A few days ago, U.S. Army General John Campbell announced the formal end of the U.S. combat mission in Afghanistan. “The longest war in American history is coming to a responsible conclusion,” U.S. President Barack Obama then added. Whether accurate or not, the declaration of victory launched a scramble among national security experts to identify the strategic lessons of Afghanistan. The stakes of this debate are high. Because the lessons of Afghanistan will shape American security policy for decades, it is vital to get them right.
The process of identifying strategic lessons is always rife with tempting missteps. For Afghanistan, one of these might be called the “never again” position. Proponents of this position are found on both the political left and right, but all insist that Afghanistan shows that the United States simply cannot succeed at counterinsurgency and should avoid it in the future. Yet while it is true that “None of the claimed long term objectives for the war, either from the Bush or Obama administrations, have been achieved,” as Dan Murphy wrote in the Christian Science Monitor,it would be a mistake to draw universal conclusions from Afghanistan. The lack of success there does not prove that counterinsurgency in general is impossible, but that the U.S. needs to better recognize when it can and cannot work, and know when to resist deep involvement.

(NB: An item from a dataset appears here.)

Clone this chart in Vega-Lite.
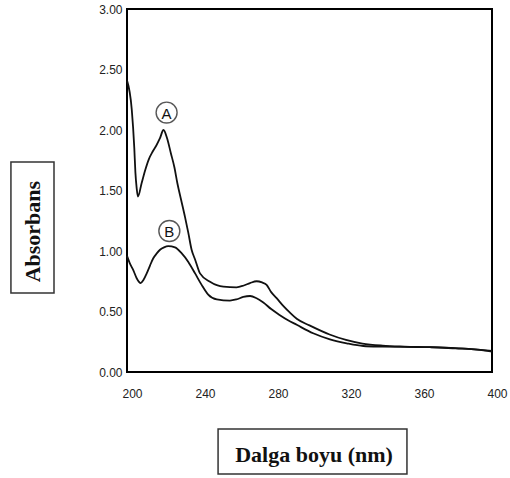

Another false lesson might be called “keep at it.” This posits that U.S. efforts in Afghanistan were working, but Washington lost its will and gave up too early. Since this is a counterfactual, it cannot be conclusively disproven, but there is no evidence that a second, third, or fourth decade of American involvement would have led to a different outcome. Unless proponents of this position can make a case that what didn’t work in 13 years would have worked at some point in the future, the “keep at it” argument must be considered a false lesson.